Meditation means dealing with the mind — shaping this wild monkey mind, shaping it into a positive (thing). It’s very achievable. Some people think it’s human nature (to be negative). In our belief, it is achievable. Anything can be achievable. We all have choices. If I’m off the track (I remind myself). It’s achievable, but it can take a long time.
E-R: I’ve read that Buddhism aims to end suffering. What causes this suffering and how can it be ended?
S: There are three causes: greed, anger and ignorance. Meditation practice will eliminate these. In a way, these three are so strong in us, but gradually we can change, through the practice, through carrying the good cheer in your mind, the good goal.
E-R: What do you mean by “ignorance”?
S: Ignorance is not knowing the truth, adding our own assumptions. But reality is (something different). Through the meditation, you discover it. Investigate it yourself. The more we investigate it, the more we know the true nature of reality. Today there is lots of fear in the world and unhappiness. A lot of it is because of ignorance.

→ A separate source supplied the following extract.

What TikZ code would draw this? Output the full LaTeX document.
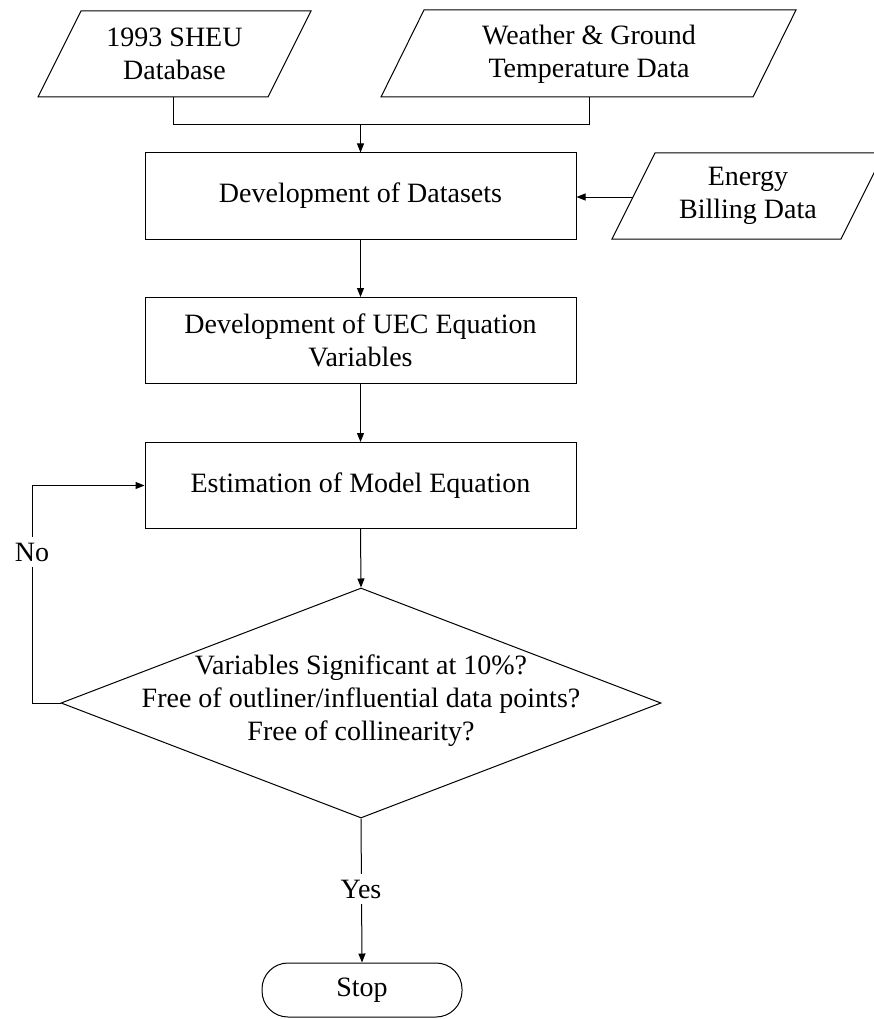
\documentclass[tikz,border=0pt]{standalone}
\usepackage{fontspec}
\setmainfont{Liberation Serif}
\usetikzlibrary{arrows.meta,shapes.geometric}
\begin{document}
\begin{tikzpicture}[x=1pt,y=-1pt,
  every node/.style={font=\fontsize{28}{33}\selectfont, align=center},
  line/.style={draw=black, line width=1pt},
  arr/.style={line, -{Triangle[length=9pt,width=7pt]}},
  procbox/.style={draw=black, line width=1pt, minimum width=431pt, minimum height=86pt, inner sep=0pt},
  lbl/.style={fill=white, inner xsep=2pt, inner ysep=6pt}]
\useasboundingbox (0,0) rectangle (873,1019);

% input parallelograms
\draw[line] (38,97) -- (268,97) -- (311,11) -- (81,11) -- cycle;
\node (sheu) at (174.5,54) {1993 SHEU\\Database};
\draw[line] (381,97) -- (753,97) -- (796,10) -- (424,10) -- cycle;
\node (wth) at (589,54) {Weather \& Ground\\Temperature Data};
\draw[line] (612,239) -- (841,239) -- (884,153) -- (655,153) -- cycle;
\node (en) at (748,196) {Energy\\Billing Data};

\coordinate (sheuB) at (173,97);
\coordinate (wthB) at (589,97);
\coordinate (join) at (360.5,125);
\coordinate (enL) at (633,197);

% process boxes
\node[procbox] (ds) at (360.5,196) {Development of Datasets};
\node[procbox] (uec) at (360.5,340.5) {Development of UEC Equation\\Variables};
\node[procbox] (est) at (360.5,485.5) {Estimation of Model Equation};

% decision
\node[draw=black, line width=1pt, diamond, minimum width=600pt, minimum height=230pt, inner sep=0pt] (dia) at (361,703) {};
\node (diaText) at (361,701) {Variables Significant at 10\%?\\Free of outliner/influential data points?\\Free of collinearity?};

% stop
\node[draw=black, line width=1pt, rounded corners=26pt, minimum width=200pt, minimum height=54pt, inner sep=0pt] (stop) at (362,990) {Stop};

% connectors
\draw[line] (sheuB) |- (wthB |- join) -- (wthB);
\draw[arr] (join) -- (ds.north);
\draw[arr] (enL) -- (enL -| ds.east);
\draw[arr] (ds.south) -- (uec.north);
\draw[arr] (uec.south) -- (est.north);
\draw[arr] (est.south) -- (dia.north);
\coordinate (noCorner) at (32,703);
\draw[arr] (dia.west) -- (noCorner) |- (est.west);
\node[lbl] (no) at (32,552) {No};
\draw[arr] (dia.south) -- (stop.north);
\node[lbl] (yes) at (361,889) {Yes};
\end{tikzpicture}
\end{document}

E-R: What is the meaning of the Mandala of Compassion that you are making?
S: Overall, we all are beauty. This one (the sand mandala he is making) is a representation. The real mandala — we all have a mandala within ourselves. We all have kindness and compassion in our hearts. The image of Jesus in the church is beautiful. It reminds me God is within me. Jesus is within me. The image on the altar is a reminder. The mandala is a reminder of the compassion we all have.
E-R: What impact do you hope your visit to Chico will have?
S: I hope and pray each one understands the mandala of compassion is within them. That’s my hope for this mandala.